'''
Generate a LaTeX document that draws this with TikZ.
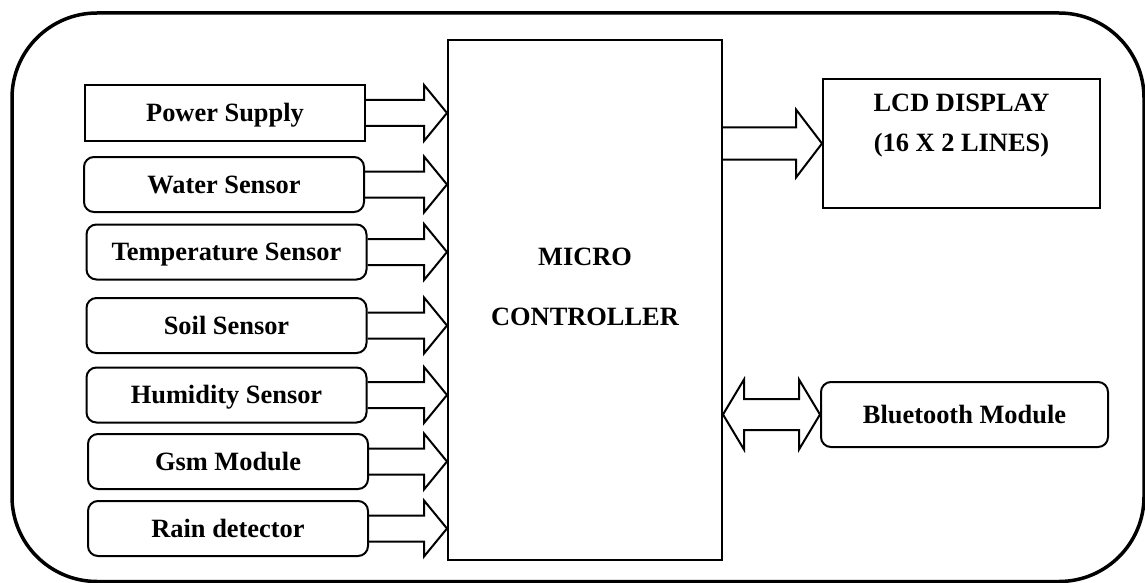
\documentclass[tikz,border=0pt]{standalone}
\usepackage{fontspec}
\setmainfont{Liberation Serif}
\usetikzlibrary{calc}
\tikzset{
  blk/.style={draw, line width=1pt, minimum width=140pt, minimum height=27.5pt, inner sep=0pt,
    text height=8.7pt, text depth=0pt},
  rblk/.style={blk, rounded corners=5pt},
  fat/.style={draw, line width=1pt, line join=miter},
}
% #1 start, #2 tip, #3 shaft half, #4 head half, #5 head length
\newcommand{\fatarrow}[5]{%
  \path (#1) coordinate (fa-s) (#2) coordinate (fa-t);
  \draw[fat] ($(fa-s)+(0,-#3)$) -- ($(fa-t)+(-#5,-#3)$) -- ($(fa-t)+(-#5,-#4)$) -- (fa-t)
    -- ($(fa-t)+(-#5,#4)$) -- ($(fa-t)+(-#5,#3)$) -- ($(fa-s)+(0,#3)$);}
\newcommand{\dblarrow}[5]{%
  \path (#1) coordinate (da-s) (#2) coordinate (da-t);
  \draw[fat] (da-s) -- ($(da-s)+(#5,-#4)$) -- ($(da-s)+(#5,-#3)$) -- ($(da-t)+(-#5,-#3)$)
    -- ($(da-t)+(-#5,-#4)$) -- (da-t) -- ($(da-t)+(-#5,#4)$) -- ($(da-t)+(-#5,#3)$)
    -- ($(da-s)+(#5,#3)$) -- ($(da-s)+(#5,#4)$) -- cycle;}
\begin{document}
\begin{tikzpicture}[x=0.5pt, y=-0.5pt, font=\fontsize{13.2}{16}\selectfont\bfseries]
  \useasboundingbox (0,0) rectangle (1145,583);
  \draw[line width=1.75pt, rounded corners=42.5pt] (12,13) rectangle (1144,581.5);

  \node[blk, minimum width=137pt, minimum height=260pt] (mcu) at (585,300) {};
  \node[align=center] (mcutext) at (585,287) {MICRO\\[14pt]CONTROLLER};

  \node[blk] (power) at (225,113) {Power Supply};
  \node[rblk] (water) at (224,184.5) {Water Sensor};
  \node[rblk] (temp) at (226.5,252) {Temperature Sensor};
  \node[rblk] (soil) at (226.5,325.5) {Soil Sensor};
  \node[rblk] (humid) at (226.5,395) {Humidity Sensor};
  \node[rblk] (gsm) at (228,461.5) {Gsm Module};
  \node[rblk] (rain) at (228,528.5) {Rain detector};

  \node[blk, minimum width=138.5pt, minimum height=64.5pt] (lcd) at (961.5,143.5) {};
  \node[align=center] (lcdtext) at (961.5,126) {LCD DISPLAY\\[4pt](16 X 2 LINES)};
  \node[rblk, minimum width=143.5pt, minimum height=32.5pt] (bt) at (964.5,414.5) {Bluetooth Module};

  \foreach \n in {power,water,temp,soil,humid,gsm,rain}
    \fatarrow{\n.east}{\n.east -| mcu.west}{13}{28}{23};
  \fatarrow{lcd.west -| mcu.east}{lcd.west}{16}{34}{26};
  \dblarrow{bt.west -| mcu.east}{bt.west}{15.5}{35}{21};
\end{tikzpicture}
\end{document}
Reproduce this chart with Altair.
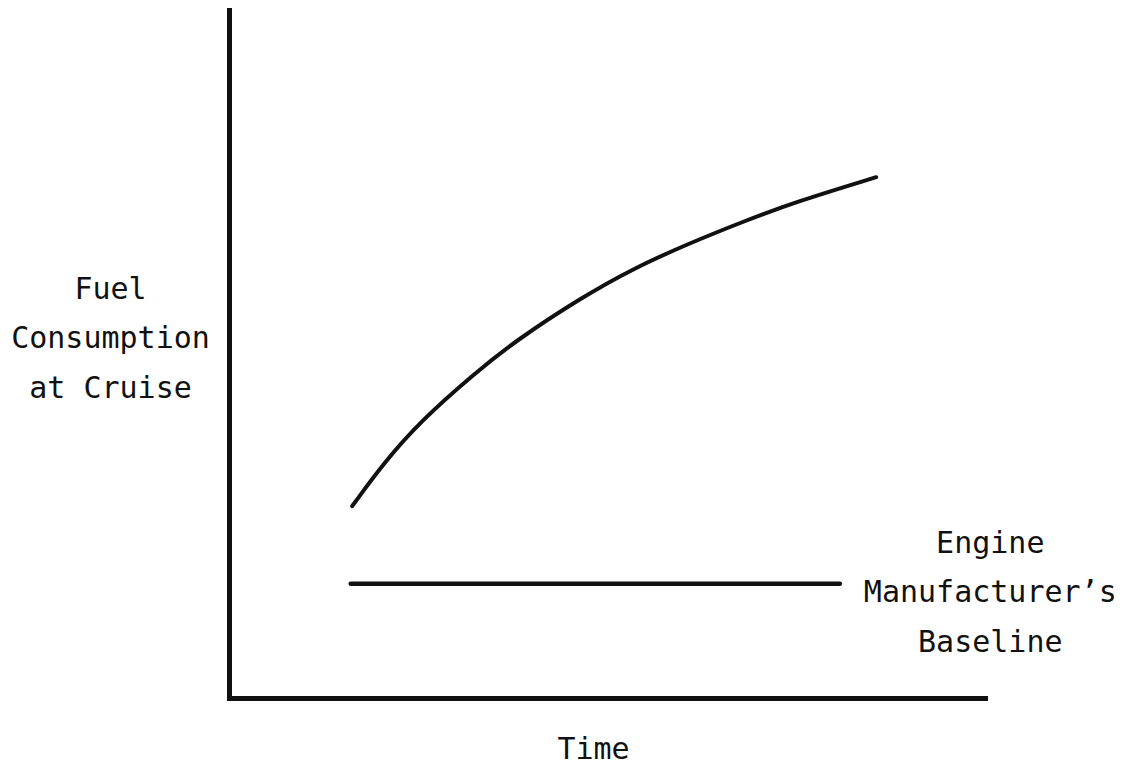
import altair as alt
import pandas as pd

# Curve: fuel consumption at cruise over time (schematic units 0-100)
curve_time = [16.3, 20.5, 25.3, 32.4, 38.0, 46.6, 53.6, 60.7, 67.9, 74.9, 85.6]
curve_fuel = [27.9, 34.2, 40.2, 47.1, 52.0, 58.2, 62.5, 66.0, 69.2, 72.1, 75.7]

# Engine manufacturer's baseline (flat)
baseline_time = [16.1, 80.8]
baseline_fuel = [16.6, 16.6]

# Annotation label
label_text = ["Engine\nManufacturer\u2019s\nBaseline"]
label_time = [100.7]
label_fuel = [21.1]

FONT = "DejaVu Sans Mono"
INK = "#111111"

curve_df = pd.DataFrame({"time": curve_time, "fuel": curve_fuel})
base_df = pd.DataFrame({"time": baseline_time, "fuel": baseline_fuel})
label_df = pd.DataFrame({"time": label_time, "fuel": label_fuel, "text": label_text})

xscale = alt.Scale(domain=[0, 100], nice=False, zero=False)
yscale = alt.Scale(domain=[0, 100], nice=False, zero=False)

xaxis = alt.Axis(
    title="Time", labels=False, ticks=False, grid=False,
    domainColor=INK, domainWidth=5, domainCap="square",
    titleFont=FONT, titleFontSize=30, titleFontWeight="normal", titleColor=INK,
    titleAngle=0, titleAlign="center", titleBaseline="alphabetic",
    titleX=364, titleY=60,
)
yaxis = alt.Axis(
    title=["Fuel", "Consumption", "at Cruise"], labels=False, ticks=False, grid=False,
    domainColor=INK, domainWidth=5, domainCap="square",
    titleFont=FONT, titleFontSize=30, titleFontWeight="normal", titleColor=INK,
    titleAngle=0, titleAlign="center", titleBaseline="alphabetic",
    titleLineHeight=49.5, titleX=-119, titleY=288,
)

curve = alt.Chart(curve_df).mark_line(
    color=INK, strokeWidth=4, strokeCap="round", interpolate="basis"
).encode(
    x=alt.X("time:Q", scale=xscale, axis=xaxis),
    y=alt.Y("fuel:Q", scale=yscale, axis=yaxis),
)

base = alt.Chart(base_df).mark_line(
    color=INK, strokeWidth=4.5, strokeCap="round"
).encode(
    x=alt.X("time:Q", scale=xscale),
    y=alt.Y("fuel:Q", scale=yscale),
)

label = alt.Chart(label_df).mark_text(
    font=FONT, fontSize=30, color=INK, align="center", baseline="alphabetic",
    lineBreak="\n", lineHeight=49.5, clip=False,
).encode(
    x=alt.X("time:Q", scale=xscale),
    y=alt.Y("fuel:Q", scale=yscale),
    text="text:N",
)

chart = alt.layer(curve, base, label).properties(
    width=756, height=688,
    autosize=alt.AutoSizeParams(type="none"),
    padding={"left": 221, "top": 2, "right": 138, "bottom": 67},
    background="white",
).configure_view(stroke=None)

chart.save("out.html", embed_options={"renderer": "svg", "actions": False})
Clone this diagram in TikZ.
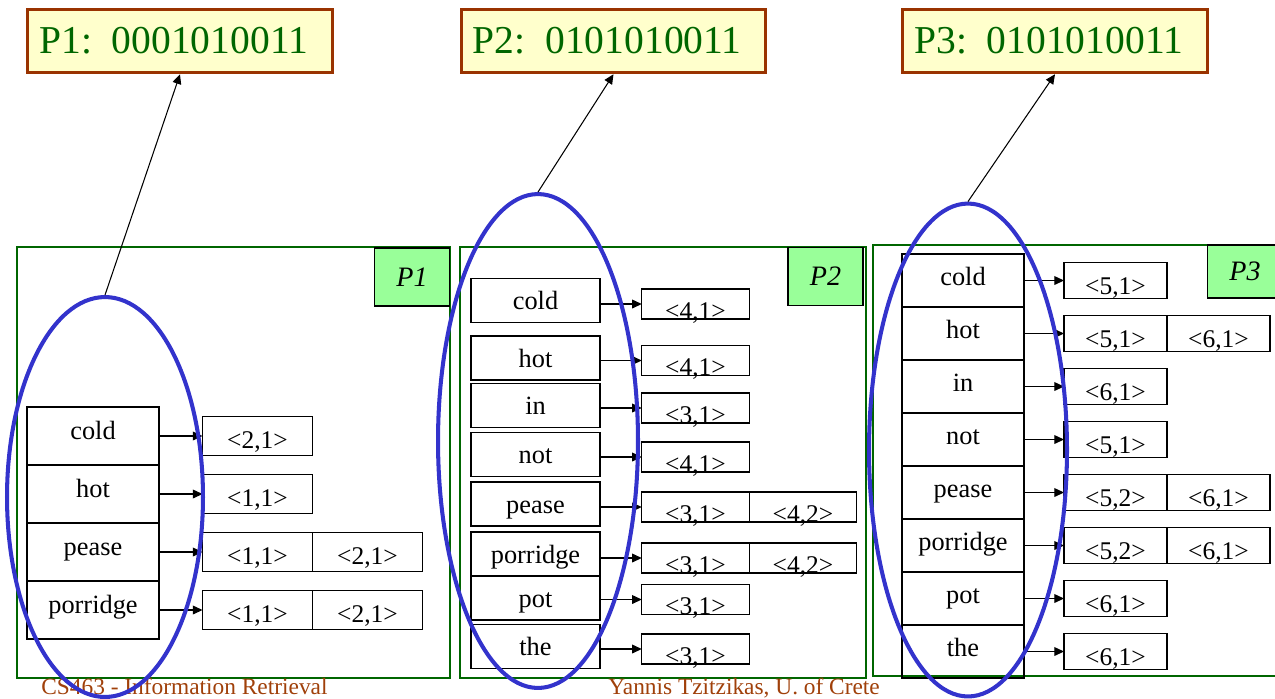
\documentclass[tikz,border=0pt]{standalone}
\usepackage{fontspec}
\setmainfont{Liberation Serif}
\usetikzlibrary{arrows.meta,positioning,shapes.geometric}
\definecolor{rust}{HTML}{993300}
\definecolor{cream}{HTML}{FFFFCC}
\definecolor{leaf}{HTML}{006600}
\definecolor{mint}{HTML}{99FF99}
\definecolor{ringblue}{HTML}{3333CC}
\definecolor{footbrown}{HTML}{A0400A}

\begin{document}
\begin{tikzpicture}[x=0.02cm,y=-0.02cm,>={Triangle[length=5.5pt,width=5pt]},
  word/.style={draw,line width=0.8pt,inner xsep=0pt,inner ysep=0pt,font=\fontsize{15}{18}\selectfont},
  post/.style={draw,line width=0.8pt,inner xsep=0pt,inner ysep=0pt,outer sep=0pt,font=\fontsize{14.5}{17}\selectfont},
  wordA/.style={word,minimum width=2.64cm,text height=0.64cm,text depth=0.52cm},
  postA/.style={post,minimum width=2.2cm,text height=0.64cm,text depth=0.14cm},
  wordB/.style={word,minimum width=2.58cm,text height=0.62cm,text depth=0.26cm},
  postB/.style={post,minimum width=2.15cm,text height=0.6cm,text depth=0cm},
  wordC/.style={word,minimum width=2.44cm,text height=0.62cm,text depth=0.44cm},
  postC/.style={post,minimum width=2.06cm,text height=0.64cm,text depth=0.08cm},
  sig/.style={draw=rust,fill=cream,line width=1.7pt,text=leaf,minimum width=6.1cm,minimum height=1.27cm,font=\fontsize{22.5}{27}\selectfont},
  tag/.style={draw,fill=mint,line width=0.8pt,minimum width=1.5cm,minimum height=1.16cm,font=\fontsize{16}{19}\selectfont\itshape},
  ring/.style={ellipse,draw=ringblue,line width=2.3pt,inner sep=0pt},
  foot/.style={anchor=base west,inner sep=0pt,text=footbrown,font=\fontsize{13.3}{15}\selectfont},
  link/.style={->,line width=0.6pt}]
  \useasboundingbox (0,0) rectangle (1275,698);

  % page frames
  \draw[leaf,line width=0.75pt] (17,247) rectangle (450,678);
  \draw[leaf,line width=0.75pt] (460,247) rectangle (866,678);
  \draw[leaf,line width=0.75pt] (873,245) rectangle (1295,676);
  \node[tag] (g1) at (412,277) {P1};
  \node[tag] (g2) at (825.5,276.5) {P2};
  \node[tag,minimum height=1.06cm] (g3) at (1245,271.5) {P3};

  % page P1
  \foreach \w/\y/\p [count=\i] in {cold/436/{<2,1>},hot/494/{<1,1>},pease/552/{<1,1>},porridge/610/{<1,1>}}{
    \node[wordA] (a\i) at (93,\y) {\w};
    \node[postA] (pa\i) at (257.5,\y) {\p};
    \draw[link] (a\i.east |- pa\i.west) -- (pa\i.west);
  }
  \node[postA,right=0pt of pa3] (qa3) {<2,1>};
  \node[postA,right=0pt of pa4] (qa4) {<2,1>};

  % page P2
  \foreach \w/\y/\v/\p [count=\i] in {cold/300.5/304/{<4,1>},hot/358/360.5/{<4,1>},in/405.5/408/{<3,1>},not/454.5/457/{<4,1>},pease/504/507/{<3,1>},porridge/554/558/{<3,1>},pot/598/599.5/{<3,1>},the/646.5/649/{<3,1>}}{
    \node[wordB] (b\i) at (535.5,\y) {\w};
    \node[postB] (pb\i) at (695.5,\v) {\p};
    \draw[link] (b\i.east |- pb\i.west) -- (pb\i.west);
  }
  \node[postB,right=0pt of pb5] (qb5) {<4,2>};
  \node[postB,right=0pt of pb6] (qb6) {<4,2>};

  % page P3
  \foreach \w/\p [count=\i] in {cold/{<5,1>},hot/{<5,1>},in/{<6,1>},not/{<5,1>},pease/{<5,2>},porridge/{<5,2>},pot/{<6,1>},the/{<6,1>}}{
    \node[wordC] (c\i) at (963,{227.5+53*\i}) {\w};
    \node[postC] (pc\i) at (1115.5,{227.5+53*\i}) {\p};
    \draw[link] (c\i.east |- pc\i.west) -- (pc\i.west);
  }
  \node[postC,right=0pt of pc2] (qc2) {<6,1>};
  \node[postC,right=0pt of pc5] (qc5) {<6,1>};
  \node[postC,right=0pt of pc6] (qc6) {<6,1>};

  % footer
  \node[foot] (f1) at (41,694) {CS463 - Information Retrieval};
  \node[foot] (f2) at (608,694) {Yannis Tzitzikas, U. of Crete};

  % signatures
  \node[ring,minimum width=3.92cm,minimum height=8cm] (e1) at (105,497) {};
  \node[ring,minimum width=4cm,minimum height=9.88cm] (e2) at (538,441) {};
  \node[ring,minimum width=3.96cm,minimum height=9.86cm] (e3) at (968,450) {};
  \node[sig] (t1) at (180,41) {P1:~~0001010011\hspace*{0.25cm}};
  \node[sig] (t2) at (613.5,41) {P2:~~0101010011\hspace*{0.25cm}};
  \node[sig] (t3) at (1055,41) {P3:~~0101010011\hspace*{0.25cm}};
  \draw[link] (e1.north) -- (t1.south);
  \draw[link] (e2.north) -- (t2.south);
  \draw[link] (e3.north) -- (t3.south);
\end{tikzpicture}
\end{document}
'''
### Exercise goal
Give back the exact lines above, running from the one that has "Reproduce this chart with Altair." through the one that has "import pandas as pd", with nothing added and no pictures.

### Result for this exercise
Reproduce this chart with Altair.
import altair as alt
import pandas as pd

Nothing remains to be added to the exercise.